The feat of promotional sleight of hand performed by the NFL regarding its scheduling rollout Thursday once again leaves me in awe.

Somehow, they have managed to take a slate of 17 games for which the opponent and even the site was already known, and fostered a feverish anticipation for its revelation of the date. In other words, we had known for weeks the “who” and the “where,” yet they created a daylong Event, capital E, out of the “when.”

On a day in which the NBA and NHL featured crucial playoff games, and the MLB had nearly a full slate of action, the focus of most of the sports world was on learning the order of already-determined games. If you wonder why the NFL is the No. 1 American sport with a bullet, here is an essential illustration of their genius in meting out its news in such a fashion as to sustain interest in virtually every month of the year.

The date of the Broncos-Seahawks game was probably the marquee reveal leaguewide Thursday, because everyone around the NFL wanted to know when Drew Lock would face his old team. The hype and mystique over that reunion is already off the charts.

Pardon me — I’m being told that Lock might not even be the starting quarterback for the Seahawks in 2022. Apparently, there’s another angle to that game that warrants attention — Russell Wilson making his long-anticipated return to Seattle (if you consider two months since his trade to Denver qualifies as a long time).


There were enough leaks throughout the day to make the official announcement at 3 p.m. anti-climactic. By then, it was fairly common knowledge that the Seahawks and Broncos will square off at Lumen Field on Monday Night Football in Week 1, Sept. 12. It is the Seahawks’ first prime-time opener since they played the Packers in 2014 and just the second in team history.

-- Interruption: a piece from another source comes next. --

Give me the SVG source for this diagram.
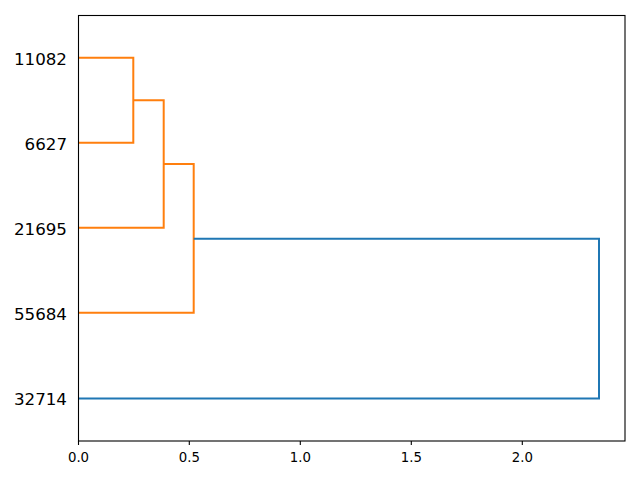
<svg xmlns="http://www.w3.org/2000/svg" width="640" height="480" viewBox="0 0 640 480">
<style>
.c1{fill:none;stroke:#ff7f0e;stroke-width:2}
.c0{fill:none;stroke:#1f77b4;stroke-width:2}
.ylab{font-family:"DejaVu Sans",sans-serif;font-size:16.7px;text-anchor:end;fill:#000}
.xlab{font-family:"DejaVu Sans",sans-serif;font-size:13.3px;text-anchor:middle;fill:#000}
.tick{stroke:#000;stroke-width:1.1}
</style>
<rect x="0" y="0" width="640" height="480" fill="#fff"/>
<g id="connectors">
<path class="c1" d="M78.5,57.7 H133.3 V142.7 H78.5"/>
<path class="c1" d="M133.3,100.2 H163.7 V227.7 H78.5"/>
<path class="c1" d="M163.7,164 H193.7 V312.7 H78.5"/>
<path class="c0" d="M193.7,238.7 H599 V398.5 H78.5"/>
</g>
<g id="axes">
<rect x="78.5" y="15.5" width="546.5" height="425.5" fill="none" stroke="#000" stroke-width="1.1"/>
<g id="xticks">
<line class="tick" x1="78.5" y1="441" x2="78.5" y2="445"/>
<line class="tick" x1="189.3" y1="441" x2="189.3" y2="445"/>
<line class="tick" x1="300.3" y1="441" x2="300.3" y2="445"/>
<line class="tick" x1="411.3" y1="441" x2="411.3" y2="445"/>
<line class="tick" x1="522.3" y1="441" x2="522.3" y2="445"/>
<text class="xlab" x="78.5" y="462">0.0</text>
<text class="xlab" x="189.3" y="462">0.5</text>
<text class="xlab" x="300.3" y="462">1.0</text>
<text class="xlab" x="411.3" y="462">1.5</text>
<text class="xlab" x="522.3" y="462">2.0</text>
</g>
</g>
<g id="leaf-11082"><text class="ylab" x="67" y="64.5">11082</text></g>
<g id="leaf-6627"><text class="ylab" x="67" y="149.5">6627</text></g>
<g id="leaf-21695"><text class="ylab" x="67" y="234.5">21695</text></g>
<g id="leaf-55684"><text class="ylab" x="67" y="319.5">55684</text></g>
<g id="leaf-32714"><text class="ylab" x="67" y="405.2">32714</text></g>
</svg>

It is a satisfying tableau for a season of transition in Seattle. Rather than having the intrigue of Wilson’s pending return linger for potentially weeks or even months, it will be resolved immediately. Of course, we now have precisely four months before the season to stoke the hype, during which time every angle of Wilson’s departure and potential reception will be explored, ad nauseam.

It was an astute move by the league to get the game out of the way early, beyond just being a compelling matchup that will draw millions of eyes to the broadcast. After all, everyone loves the storyline of “franchise icon who left town returns for the first time.” That was proved last year when Tom Brady went back to New England to face Bill Belichick and the Patriots, amid intense, over-the-top scrutiny. The most recent local example of this phenomenon occurred in 2007, when Ken Griffey Jr. made his first return to Seattle while a member of the Cincinnati Reds (and received a rapturous reception).

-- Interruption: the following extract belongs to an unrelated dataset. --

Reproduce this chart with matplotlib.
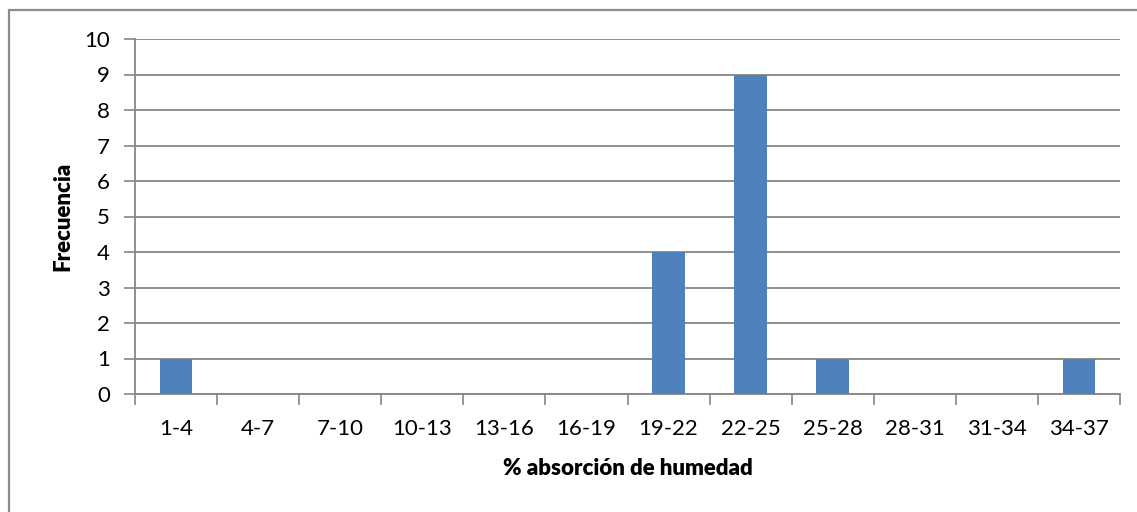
import matplotlib.pyplot as plt
from matplotlib.patches import Rectangle
import numpy as np

# data
categories = ['1-4', '4-7', '7-10', '10-13', '13-16', '16-19',
              '19-22', '22-25', '25-28', '28-31', '31-34', '34-37']
frecuencia = [1, 0, 0, 0, 0, 0, 4, 9, 1, 0, 0, 1]

plt.rcParams['font.family'] = ['Lato', 'DejaVu Sans']

fig = plt.figure(figsize=(11.37, 5.12), dpi=100)
ax = fig.add_axes([135 / 1137, 1 - 394 / 512, (1120 - 135) / 1137, (394 - 39) / 512])

# outer chart border (only top/left visible)
fig.patches.append(Rectangle((9 / 1137, -0.1), 1.1, 1 - 9.5 / 512 + 0.1,
                             transform=fig.transFigure, fill=False,
                             edgecolor='#8c8c8c', linewidth=1.6, zorder=0))

x = np.arange(len(categories))
ax.bar(x, frecuencia, width=0.4, color='#4f81bd', zorder=3)

ax.set_xlim(-0.5, len(categories) - 0.5)
ax.set_ylim(0, 10)
ax.set_yticks(range(0, 11))
ax.set_xticks(x)
ax.set_xticklabels(categories)
ax.set_xticks(np.arange(-0.5, len(categories)), minor=True)
ax.tick_params(axis='x', which='major', length=0, pad=18, labelsize=16)
ax.tick_params(axis='x', which='minor', length=8, width=1.2, color='#868686', direction='out')
ax.tick_params(axis='y', length=8, width=1.2, color='#868686', pad=10, labelsize=16)

ax.grid(axis='y', color='#868686', linewidth=1.3, zorder=0)
for s in ['top', 'right']:
    ax.spines[s].set_visible(False)
for s in ['left', 'bottom']:
    ax.spines[s].set_color('#868686')
    ax.spines[s].set_linewidth(1.3)

ax.set_xlabel('% absorción de humedad', fontsize=16, fontweight='heavy', labelpad=14)
ax.set_ylabel('Frecuencia', fontsize=16, fontweight='heavy', labelpad=8)

fig.savefig('out.png', dpi=100)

But by putting Seahawks-Broncos out there from the jump, the league avoids two potential pitfalls. The first is that the more weeks that go by, the greater the possibility that Wilson might be injured and miss the game, thus negating the primary lure. Yes, Wilson has been an iron man, missing just three games in his 10-year career. But those all occurred last year as the result of a finger injury. Better to raise the odds of a healthy Wilson by playing in Week 1.

Perhaps of greater import from the league’s point of view is the mitigation of risk that one or both teams could, well, suck this year. The Seahawks, after all, were 7-10 last year and sent their franchise quarterback to Denver. The Broncos also went 7-10 and are counting on said franchise quarterback to turn around their fortunes, but that’s no guarantee.

By midseason, one or both of those teams may have had their hopes and dreams already dashed, reducing the allure of this game exponentially. But in the season opener, everyone is undefeated, everyone is a potential champion, and every story line is an empty page ready to be written upon.


Will Wilson be booed or cheered? Will Seattle fete him with some sort of tribute to recognize his vast contribution to the Seahawks? Will Wilson and Pete Carroll embrace? Will Wilson’s style of play be demonstrably different with a new organization and coaching staff, behind a new offensive line? Will he rise to the moment and show the Seahawks what they could have had? Will Lock, whom the Seahawks believe has far more to offer than he showed in Denver, make his own statement (provided he beats out Geno Smith and any other late-arriving QBs for the starting job)? Are the Seahawks about to embark on a painful rebuilding season, or will they display signs of exceeding those expectations?

All that and more will be on the docket Sept. 12. The rest of the schedule unveiling had far less intrigue. We already knew that the Seahawks would be facing Brady and the Bucs in Munich on Nov. 13. We learned that their other major reunion, with linebacker Bobby Wagner, won’t take place until Week 13, when the Seahawks play the Rams in Los Angeles, Dec. 4. Wagner’s return to Seattle will happen Week 18, in the final regular-season game of the year on either Jan 7 or 8.

The Seahawks have just one other prime-time matchup (Thursday, Dec. 15, vs. San Francisco), an indication that the league is not bullish on Seattle’s curb appeal. The Seahawks’ other game with San Francisco is Week 2 in Santa Clara, while the two games with their other NFC foe, the Arizona Cardinals, will take place Oct. 6 (at home) and Nov. 6 (at Arizona).

So now we know the who, when and where of the Seahawks’ 2022 season. All that remains is the “how” — the best part of all, because it happens on the field, beyond the reach of the NFL hype machine.